DOI: 10.1063/5.0333893 ISSN: 1070-6631

Effect of wall mass injection on receptivity of high-enthalpy hypersonic boundary layer

Dingjin Zhang, Juanmian Lei, Rui Zhao

Boundary-layer receptivity plays a fundamental role in hypersonic transition and can be strongly influenced by wall mass injection associated with ablative thermal protection systems. Direct numerical simulations are performed to investigate the effects of wall-injection composition on the receptivity of a thermochemically nonequilibrium hypersonic blunt-cone boundary layer to free-stream slow acoustic waves. Four wall conditions are considered: non-catalytic no injection, fully catalytic no injection, air injection, and pyrolysis-gas injection. Wall catalysis and air injection reduce the boundary-layer thickness through near-wall recombination and the associated modification of temperature and Mach-number distributions, whereas pyrolysis-gas injection thickens the boundary layer because of the high H2 content and the resulting increase in the effective gas constant and thermal conductivity. The modified mean flow substantially changes the receptivity mechanism. In the non-catalytic no-injection case, the disturbance evolves from leading-edge modal synchronization to an unstable supersonic mode and finally to downstream second-mode amplification. In contrast, the fully catalytic and air-injection cases remain dominated by damped F2 modes. For pyrolysis-gas injection, entropy/vorticity waves dominate the intermediate region, followed by earlier second-mode excitation downstream. Frequency-dependent results over 700–1100 kHz further show that wall catalysis and air injection suppress unstable-mode growth, while high-frequency excitation appears in the pyrolysis-gas case.
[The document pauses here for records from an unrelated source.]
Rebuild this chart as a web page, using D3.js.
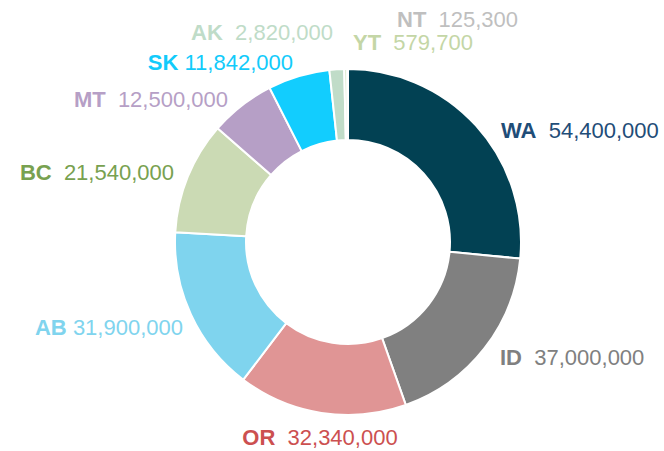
<!DOCTYPE html>
<html>
<head>
<meta charset="utf-8">
<script src="https://cdn.jsdelivr.net/npm/d3@7"></script>
<style>
  body { margin: 0; background: #fff; }
  text { font-family: "Liberation Sans", Arial, sans-serif; }
</style>
</head>
<body>
<div class="chart"></div>
<script>
// data, clockwise from 12 o'clock
var regions = ["WA", "ID", "OR", "AB", "BC", "MT", "SK", "AK", "YT", "NT"];
var values = [54400000, 37000000, 32340000, 31900000, 21540000, 12500000, 11842000, 2820000, 579700, 125300];

// styling
var sliceColors = ["#024153", "#808080", "#e09595", "#7fd4ee", "#cbdab4", "#b69fc6", "#12cdfe", "#c0dcc8", "#d3e6c4", "#bfbfbf"];
var textColors = ["#1f4d78", "#808080", "#cc5050", "#80d4ee", "#78a150", "#b69fc6", "#12cbfb", "#bfdcc8", "#c4d6a6", "#bfbfbf"];
// label anchors (manually placed in the original), [x, baseline, anchor, gap]
var labelPos = [
  [501, 138, "start", "  "],
  [500, 365, "start", "  "],
  [320, 445, "middle", "  "],
  [183, 335, "end", " "],
  [174, 180, "end", "  "],
  [228, 107, "end", "  "],
  [293, 70, "end", " "],
  [333, 40, "end", "  "],
  [353, 50, "start", "  "],
  [397, 27, "start", "  "]
];

var width = 664, height = 451;
var cx = 348, cy = 242;
var outerR = 173, innerR = 102;

var svg = d3.select(".chart")
            .append("svg")
            .attr("width", width)
            .attr("height", height);

var fmt = d3.format(",");

var pie = d3.pie().sort(null).value(function(d) { return d; });
var arc = d3.arc().innerRadius(innerR).outerRadius(outerR);

var g = svg.append("g").attr("transform", "translate(" + cx + "," + cy + ")");

g.selectAll("path")
  .data(pie(values))
  .enter().append("path")
  .attr("d", arc)
  .attr("fill", function(d, i) { return sliceColors[i]; })
  .attr("stroke", "#fff")
  .attr("stroke-width", 2)
  .attr("stroke-linejoin", "round");

var labels = svg.selectAll(".lbl")
  .data(regions)
  .enter().append("text")
  .attr("class", "lbl")
  .attr("x", function(d, i) { return labelPos[i][0]; })
  .attr("y", function(d, i) { return labelPos[i][1]; })
  .attr("text-anchor", function(d, i) { return labelPos[i][2]; })
  .style("font-size", "22px")
  .style("white-space", "pre")
  .attr("fill", function(d, i) { return textColors[i]; });

labels.append("tspan")
  .style("font-weight", "bold")
  .text(function(d) { return d; });

labels.append("tspan")
  .text(function(d, i) { return labelPos[i][3] + fmt(values[i]); });
</script>
</body>
</html>
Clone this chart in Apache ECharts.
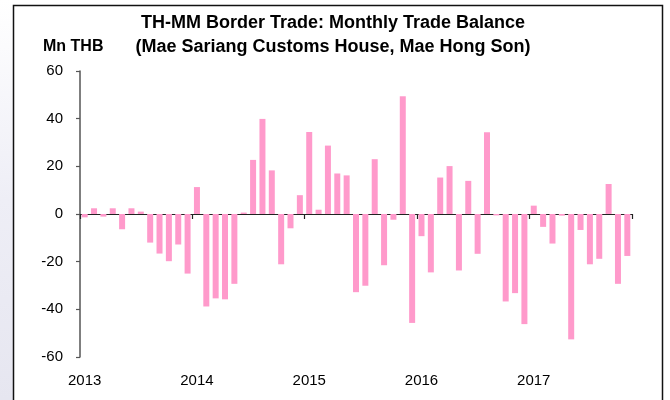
<!DOCTYPE html>
<html>
<head>
<meta charset="utf-8">
<script src="https://cdn.jsdelivr.net/npm/echarts@6/dist/echarts.min.js"></script>
<style>
  html, body { margin: 0; padding: 0; background: #fff; }
  #chart { width: 670px; height: 400px; }
</style>
</head>
<body>
<div id="chart"></div>
<script>
// months Jan 2013 .. Nov 2017
const years = ['2013', '2014', '2015', '2016', '2017'];
const months = [];
years.forEach(function (y) {
    for (let m = 1; m <= 12; m++) {
        if (y === '2017' && m > 11) break;
        months.push(y + '-' + (m < 10 ? '0' + m : m));
    }
});

// trade balance, Mn THB
const balance2013 = [-1.4, 2.4, -1.1, 2.4, -6.4, 2.4, 1.0, -12.0, -16.6, -19.8, -12.8, -25.0];
const balance2014 = [11.3, -38.8, -35.4, -35.8, -29.3, 0.6, 22.7, 39.9, 18.3, -21.1, -6.0, 7.9];
const balance2015 = [34.4, 1.8, 28.7, 17.0, 16.2, -32.8, -30.1, 23.0, -21.5, -2.4, 49.4, -45.7];
const balance2016 = [-9.3, -24.5, 15.3, 20.1, -23.7, 13.9, -16.7, 34.3, -0.6, -36.7, -33.2, -46.2];
const balance2017 = [3.5, -5.4, -12.4, -0.7, -52.6, -6.7, -21.1, -18.8, 12.6, -29.3, -17.6];
const balance = [].concat(balance2013, balance2014, balance2015, balance2016, balance2017);

const yTicks = { min: -60, max: 60, step: 20 };

const chart = echarts.init(document.getElementById('chart'));

const font = '"Liberation Sans", Arial, sans-serif';

chart.setOption({
    animation: false,
    backgroundColor: '#ffffff',
    graphic: [
        {
            type: 'rect',
            left: 0, top: 0,
            shape: { x: 0, y: 0, width: 13, height: 400 },
            style: {
                fill: new echarts.graphic.LinearGradient(0, 0, 0, 1, [
                    { offset: 0, color: '#ffffff' },
                    { offset: 0.5, color: '#eeeef6' },
                    { offset: 1, color: '#e6e6f0' }
                ])
            },
            silent: true, z: -10
        },
        {
            type: 'rect',
            shape: { x: 13.5, y: 5.5, width: 649, height: 400 },
            style: { fill: '#ffffff', stroke: '#111', lineWidth: 1.5 },
            silent: true, z: -5
        }
    ],
    title: {
        text: 'TH-MM Border Trade: Monthly Trade Balance\n(Mae Sariang Customs House, Mae Hong Son)',
        left: 328,
        top: 6,
        textAlign: 'center',
        textStyle: {
            fontFamily: font,
            fontSize: 18,
            fontWeight: 'bold',
            color: '#000',
            lineHeight: 24
        }
    },
    grid: { left: 80, right: 38, top: 71, bottom: 43, containLabel: false },
    xAxis: [
        {
            type: 'category',
            data: months,
            position: 'bottom',
            boundaryGap: true,
            axisLine: { show: false, onZero: false },
            axisTick: { show: false },
            splitLine: { show: false },
            axisLabel: {
                interval: function (i) { return i % 12 === 0; },
                formatter: function (v) { return v.slice(0, 4); },
                fontFamily: font,
                fontSize: 15,
                color: '#000',
                margin: 16
            }
        },
        {
            type: 'category',
            data: months,
            position: 'bottom',
            boundaryGap: true,
            axisLine: { show: true, onZero: true, lineStyle: { color: '#222', width: 1.2 } },
            axisTick: {
                show: true,
                length: 5,
                interval: function (i) { return i % 12 === 0; },
                lineStyle: { color: '#222', width: 1.2 }
            },
            axisLabel: { show: false },
            splitLine: { show: false }
        }
    ],
    yAxis: {
        type: 'value',
        min: yTicks.min,
        max: yTicks.max,
        interval: yTicks.step,
        name: 'Mn THB',
        nameLocation: 'end',
        nameGap: 16,
        nameTextStyle: {
            fontFamily: font,
            fontSize: 16,
            fontWeight: 'bold',
            color: '#000',
            align: 'left',
            padding: [0, 0, 0, -37]
        },
        axisLine: { show: true, lineStyle: { color: '#555', width: 1.5 } },
        axisTick: { show: true, length: 4, lineStyle: { color: '#555', width: 1.2 } },
        splitLine: { show: false },
        axisLabel: {
            fontFamily: font,
            fontSize: 15,
            color: '#000',
            margin: 17
        }
    },
    series: [{
        type: 'bar',
        data: balance,
        xAxisIndex: 0,
        barWidth: 6,
        itemStyle: { color: '#ff9acb' }
    }]
});
</script>
</body>
</html>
The receptivity coefficient is largest for the non-catalytic no-injection case and smallest for the pyrolysis-gas-injection case among the cases with identifiable unstable-mode growth. These results demonstrate that wall chemistry and injection-gas composition can regulate hypersonic boundary-layer receptivity by altering the thermochemical mean flow and the dominant disturbance-mode pathway.